Y no debemos olvidarnos de lo sucedido con el chile en África, donde hoy se le conoce genéricamente con el nombre swahili de pilipili. Si bien su influencia estuvo de alguna manera relacionada con México, a esos pueblos lo picante les llegó desde Sudamérica con chiles de otras variedades. Como parte del reprobable e ilegítimo intercambio comercial de personas, ajíes semejantes a nuestros actuales chiles habaneros (que no son mexicanos, sino amazónicos) llegaron al ecuador africano a bordo de las naves portuguesas. En una latitud dominada por la producción y aprecio por las especias, la recepción del picante americano fue espectacular. Hoy en día el chile es elemento tan básico de las cocinas somalíes, kenianas, sudanesas y etíopes, que muchos africanos lo consideran un producto local.
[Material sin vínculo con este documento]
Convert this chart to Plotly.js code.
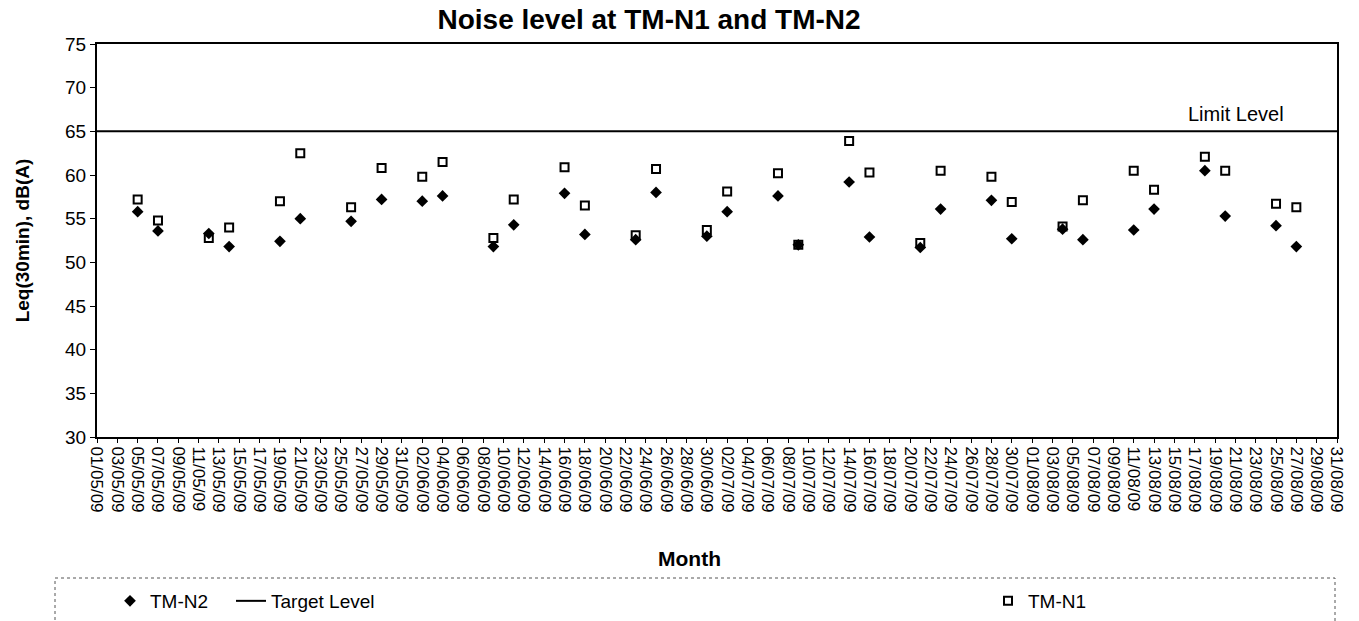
<!DOCTYPE html>
<html>
<head>
<meta charset="utf-8">
<script src="https://cdn.plot.ly/plotly-3.0.1.min.js"></script>
<style>
html,body{margin:0;padding:0;background:#fff;}
#chart{width:1359px;height:621px;}
</style>
</head>
<body>
<div id="chart"></div>
<script>
// Measurement dates
const dates = [
  '2009-05-05','2009-05-07','2009-05-12','2009-05-14','2009-05-19','2009-05-21','2009-05-26','2009-05-29',
  '2009-06-02','2009-06-04','2009-06-09','2009-06-11','2009-06-16','2009-06-18','2009-06-23','2009-06-25','2009-06-30',
  '2009-07-02','2009-07-07','2009-07-09','2009-07-14','2009-07-16','2009-07-21','2009-07-23','2009-07-28','2009-07-30',
  '2009-08-04','2009-08-06','2009-08-11','2009-08-13','2009-08-18','2009-08-20','2009-08-25','2009-08-27'
];
// TM-N1 (open squares)
const tmN1 = [
  57.2, 54.8, 52.8, 54.0, 57.0, 62.5, 56.3, 60.8,
  59.8, 61.5, 52.8, 57.2, 60.9, 56.5, 53.1, 60.7, 53.7,
  58.1, 60.2, 52.0, 63.9, 60.3, 52.2, 60.5, 59.8, 56.9,
  54.1, 57.1, 60.5, 58.3, 62.1, 60.5, 56.7, 56.3
];
// TM-N2 (filled diamonds)
const tmN2 = [
  55.8, 53.6, 53.3, 51.8, 52.4, 55.0, 54.7, 57.2,
  57.0, 57.6, 51.8, 54.3, 57.9, 53.2, 52.6, 58.0, 53.0,
  55.8, 57.6, 52.0, 59.2, 52.9, 51.7, 56.1, 57.1, 52.7,
  53.8, 52.6, 53.7, 56.1, 60.5, 55.3, 54.2, 51.8
];
// Target / limit level line
const limitDates = ['2009-05-01', '2009-08-31'];
const limitLevel = [65, 65];

const FONT = 'Liberation Sans, Arial, sans-serif';

const traces = [
  {
    type: 'scatter', mode: 'markers', name: 'TM-N1',
    x: dates, y: tmN1,
    marker: {symbol: 'square', size: 8, color: '#ffffff', line: {color: '#000000', width: 2}},
    legend: 'legend3', showlegend: true
  },
  {
    type: 'scatter', mode: 'markers', name: 'TM-N2',
    x: dates, y: tmN2,
    marker: {symbol: 'diamond', size: 9, color: '#000000', line: {width: 0}},
    legend: 'legend', showlegend: true
  },
  {
    type: 'scatter', mode: 'lines', name: 'Target Level',
    x: limitDates, y: limitLevel,
    line: {color: '#000000', width: 2},
    legend: 'legend2', showlegend: true
  }
];

const legendCommon = {
  orientation: 'h', xref: 'paper', yref: 'paper', yanchor: 'top', xanchor: 'left',
  bgcolor: 'rgba(0,0,0,0)', borderwidth: 0,
  font: {family: FONT, size: 19, color: '#000'}
};
const legendY = (437 - 582) / 393;

const layout = {
  width: 1359, height: 621,
  margin: {l: 97, r: 22, t: 44, b: 184, autoexpand: false},
  paper_bgcolor: '#ffffff', plot_bgcolor: '#ffffff',
  font: {family: FONT, color: '#000'},
  showlegend: true,
  title: {
    text: '<b>Noise level at TM-N1 and TM-N2</b>',
    font: {family: FONT, size: 28, color: '#000'},
    x: 0.4776, xanchor: 'center', xref: 'container',
    y: 0.969, yanchor: 'middle', yref: 'container'
  },
  xaxis: {
    type: 'date',
    range: ['2009-05-01', '2009-08-31'],
    tick0: '2009-05-01', dtick: 2 * 86400000,
    tickformat: '%d/%m/%y', tickangle: 90,
    tickfont: {family: FONT, size: 17, color: '#000'},
    ticks: 'outside', ticklen: 4, tickcolor: '#000', tickwidth: 1,
    showline: true, linecolor: '#000', linewidth: 2, mirror: true,
    showgrid: false, zeroline: false, automargin: false, fixedrange: true
  },
  yaxis: {
    range: [30, 75], dtick: 5, tick0: 30,
    tickfont: {family: FONT, size: 19, color: '#000'},
    ticks: 'outside', ticklen: 5, tickcolor: '#000', tickwidth: 1,
    showline: true, linecolor: '#000', linewidth: 2, mirror: true,
    showgrid: false, zeroline: false, automargin: false, fixedrange: true,
    title: {text: '<b>Leq(30min), dB(A)</b>', font: {family: FONT, size: 19, color: '#000'}, standoff: 30}
  },
  legend:  Object.assign({}, legendCommon, {x: (110 - 97) / 1240, y: legendY}),
  legend2: Object.assign({}, legendCommon, {x: (231 - 97) / 1240, y: legendY}),
  legend3: Object.assign({}, legendCommon, {x: (988 - 97) / 1240, y: legendY}),
  annotations: [
    {
      text: 'Limit Level', xref: 'paper', yref: 'y', x: (1286 - 97) / 1240, y: 67,
      xanchor: 'right', yanchor: 'middle', showarrow: false,
      font: {family: FONT, size: 20, color: '#000'}
    },
    {
      text: '<b>Month</b>', xref: 'paper', yref: 'paper', x: (689 - 97) / 1240, y: (437 - 558) / 393,
      xanchor: 'center', yanchor: 'middle', showarrow: false,
      font: {family: FONT, size: 21, color: '#000'}
    }
  ],
  shapes: [
    {
      type: 'rect', xref: 'paper', yref: 'paper',
      x0: (55 - 97) / 1240, x1: (1335 - 97) / 1240,
      y0: (437 - 578) / 393, y1: (437 - 630) / 393,
      line: {color: '#555', width: 1, dash: 'dot'}, fillcolor: 'rgba(0,0,0,0)', layer: 'below'
    }
  ]
};

Plotly.newPlot('chart', traces, layout, {displayModeBar: false, staticPlot: true});
</script>
</body>
</html>
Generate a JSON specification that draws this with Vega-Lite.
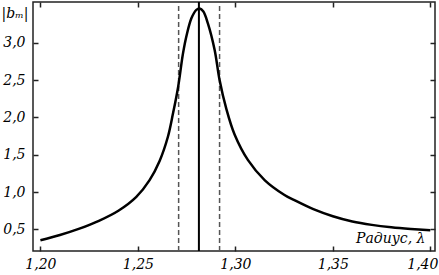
{
  "$schema": "https://vega.github.io/schema/vega-lite/v6.json",
  "autosize": {"type": "none"},
  "padding": {"left": 33, "top": 2, "right": 4, "bottom": 24},
  "width": 402,
  "height": 249,
  "background": "white",
  "config": {
    "view": {"stroke": "#222", "strokeWidth": 1.5},
    "font": "DejaVu Serif",
    "axis": {
      "grid": false,
      "domain": false,
      "tickSize": -5,
      "tickColor": "#222",
      "tickWidth": 1.5,
      "labelFont": "DejaVu Serif",
      "labelFontStyle": "italic",
      "labelFontSize": 14,
      "labelColor": "black",
      "titleFont": "DejaVu Serif",
      "titleFontStyle": "italic",
      "titleFontWeight": "normal",
      "titleFontSize": 14,
      "titleColor": "black"
    }
  },
  "datasets": {
    "curve": [
      {"r": 1.2, "b": 0.355},
      {"r": 1.21, "b": 0.425},
      {"r": 1.22, "b": 0.51},
      {"r": 1.23, "b": 0.615},
      {"r": 1.24, "b": 0.75},
      {"r": 1.2492, "b": 0.936},
      {"r": 1.256, "b": 1.16},
      {"r": 1.2612, "b": 1.42},
      {"r": 1.2654, "b": 1.74},
      {"r": 1.268, "b": 2.05},
      {"r": 1.2706, "b": 2.4},
      {"r": 1.2731, "b": 2.85},
      {"r": 1.275, "b": 3.1},
      {"r": 1.2775, "b": 3.33},
      {"r": 1.28, "b": 3.44},
      {"r": 1.2817, "b": 3.457},
      {"r": 1.2835, "b": 3.42},
      {"r": 1.2859, "b": 3.26},
      {"r": 1.2894, "b": 2.9},
      {"r": 1.2919, "b": 2.5},
      {"r": 1.2953, "b": 2.12},
      {"r": 1.2996, "b": 1.77},
      {"r": 1.3064, "b": 1.43},
      {"r": 1.315, "b": 1.16},
      {"r": 1.3252, "b": 0.96},
      {"r": 1.3303, "b": 0.89},
      {"r": 1.34, "b": 0.77},
      {"r": 1.35, "b": 0.675},
      {"r": 1.36, "b": 0.605},
      {"r": 1.37, "b": 0.56},
      {"r": 1.38, "b": 0.528},
      {"r": 1.39, "b": 0.505},
      {"r": 1.4, "b": 0.487}
    ],
    "vlines": [
      {"r": 1.2709, "kind": "dashed"},
      {"r": 1.2813, "kind": "solid"},
      {"r": 1.2919, "kind": "dashed"}
    ]
  },
  "layer": [
    {
      "data": {"name": "vlines"},
      "mark": {"type": "rule"},
      "encoding": {
        "x": {
          "field": "r", "type": "quantitative",
          "scale": {"domain": [1.1962, 1.4024], "nice": false, "zero": false},
          "axis": {"orient": "top", "values": [1.2, 1.25, 1.3, 1.35, 1.4], "labels": false, "title": null}
        },
        "y": {"datum": 0.21, "type": "quantitative",
          "scale": {"domain": [0.21, 3.545], "nice": false, "zero": false},
          "axis": {"orient": "right", "values": [0.5, 1, 1.5, 2, 2.5, 3], "labels": false, "title": null}
        },
        "y2": {"datum": 3.545},
        "color": {"field": "kind", "type": "nominal", "scale": {"domain": ["dashed", "solid"], "range": ["#555555", "#000000"]}, "legend": null},
        "strokeDash": {"field": "kind", "type": "nominal", "scale": {"domain": ["dashed", "solid"], "range": [[5, 3], [1, 0]]}, "legend": null},
        "strokeWidth": {"field": "kind", "type": "nominal", "scale": {"domain": ["dashed", "solid"], "range": [1.5, 2]}, "legend": null}
      }
    },
    {
      "data": {"name": "curve"},
      "mark": {"type": "line", "color": "black", "strokeWidth": 2.5, "interpolate": "catmull-rom", "clip": true},
      "encoding": {
        "x": {
          "field": "r", "type": "quantitative",
          "axis": {
            "orient": "bottom",
            "values": [1.2, 1.25, 1.3, 1.35, 1.4],
            "labelExpr": "replace(format(datum.value, '.2f'), '.', ',')",
            "labelPadding": 11,
            "labelOffset": {"condition": {"test": "datum.value > 1.39", "value": -8}, "value": 0},
            "title": "Радиус, λ",
            "titleAlign": "right",
            "titleAnchor": null,
            "titleX": 392,
            "titleY": -6,
            "titleBaseline": "bottom"
          }
        },
        "y": {
          "field": "b", "type": "quantitative",
          "axis": {
            "orient": "left",
            "values": [0.5, 1, 1.5, 2, 2.5, 3],
            "labelExpr": "replace(format(datum.value, '.1f'), '.', ',')",
            "labelPadding": 13,
            "title": "|bₘ|",
            "titleAngle": 0,
            "titleAlign": "left",
            "titleBaseline": "alphabetic",
            "titleX": -32,
            "titleY": 15
          }
        }
      }
    }
  ],
  "resolve": {"axis": {"x": "independent", "y": "independent"}}
}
Los pilipili africanos son originarios de Sudamérica y pertenecen a la familias 
Capsicum chinense, pubescens y frutescens.

Los mexicanos podemos afirmar con orgullo que el fenómeno de la comida picante tuvo origen en nuestra cultura y territorios, pero el chile está tan arraigado en tantos lugares del planeta que es probable que ya nadie quiera creernos. El omnipresente chile y la comida picante son hoy auténticos ciudadanos del mundo.